Se preferirem alguém a ti no banquete ou na cortesia, ou em lhe pedirem conselho, e se tens estas coisas por boas, dá os parabéns àquele a quem isto aconteceu; se as tens por más, folga que não caíste nelas. E lembre-te que, como tu não faças aquelas coisas por onde se alcançam as que não estão em nossa mão, que não pode ser que tas dêem. Porque, como há-de valer tanto o que nunca visita, como o que sempre anda visitando? e o que acompanha e o que louva, como o que não louva nem lisonjeia? Injusto serás e desarrazoado, se, sem haver primeiro contribuído aquelas coisas pelas quais estoutras se vendem e granjeiam, quiseres que tas dêem de graça.
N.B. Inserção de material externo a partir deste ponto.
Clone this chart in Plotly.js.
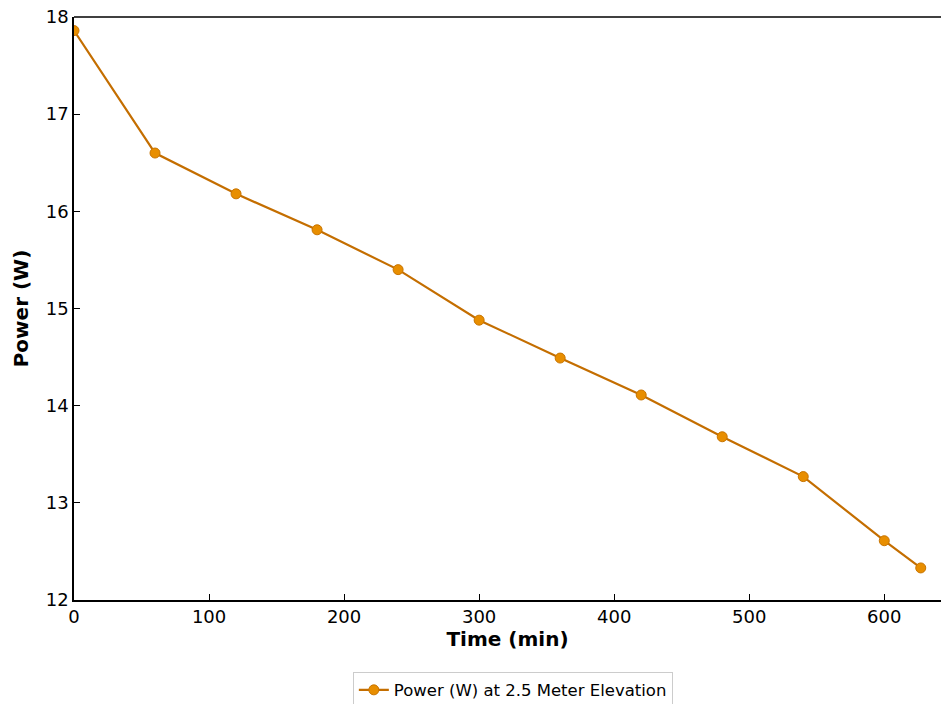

Vejamos por quanto se vendem umas alfaces? Ponhamos, por caso, por um dinheiro. De maneira que o que der o dinheiro levará as alfaces e tu, não dando nada, irás sem elas. Nem por isso hás-de cuidar que és de pior sorte que o que as levou, porque se aquele fica com as alfaces, tu ficas com o dinheiro que não deste. Desta própria maneira passa este outro negócio. Não te chamaram para algum banquete nem tu deste o por que se vende o ser chamado; vende-o o que o dá por adulações, louvores e serviços. Portanto, se estas coisas te parecem bem, hás-de dar o preço pelo qual se vendem; não o querendo dar e mais querendo que tas dêem serás tido por injusto e avaro e de pouco saber. Pois como não te fica nada em lugar do banquete? Sim, por certo, não louvaste a ninguém contra tua vontade, nem sofreste a soberba e insolência do senhor da casa quando entravas nela.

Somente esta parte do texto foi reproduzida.